Big Tech is fueling an AI "arms race": It could be terrifying -- or just a giant scam

#artificialintelligence 

Early in the 2020 presidential campaign, Democratic candidates Pete Buttigieg and Andrew Yang tried to build political momentum around the claim that the United States is losing ground in a new arms race with China -- not over nuclear missiles or conventional arms but artificial intelligence, or AI. Around the same time, former President Trump launched the American AI Initiative, which sought to marshal AI technologies against "adversarial nations for the security of our economy and our nation," as Trump's top technology adviser put it.

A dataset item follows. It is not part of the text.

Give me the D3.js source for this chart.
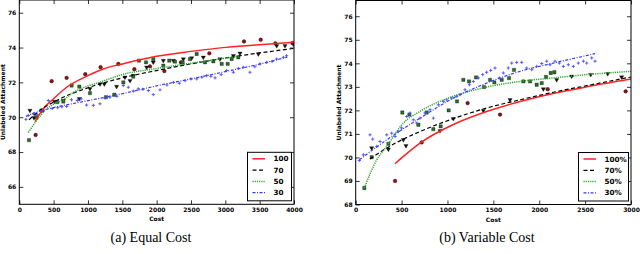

Buttigieg, Yang and Trump may have agreed about little else, but they appeared to go along with the nonpartisan think tanks and public policy organizations –– many of them funded by weapons contractors –– that have worked to promote the supposedly alarming possibility that China and Russia may be "beating" the U.S. in defense applications for AI. Hawkish or "centrist" research organizations like the Center for New American Security (CNAS), the Brookings Institution and the Heritage Foundation, despite their policy and ideological differences in many areas, have argued that America must ratchet up spending on AI research and development, lest it lose its place as No. 1. Just last week, the National Security Commission on Artificial Intelligence (NSCAI) published a sweeping 756-page report, culminating two years of work following the 2019 National Defense Authorization Act, asking Congress to authorize a $40 billion federal investment in AI research and development, which the NSCAI calls "a modest down payment."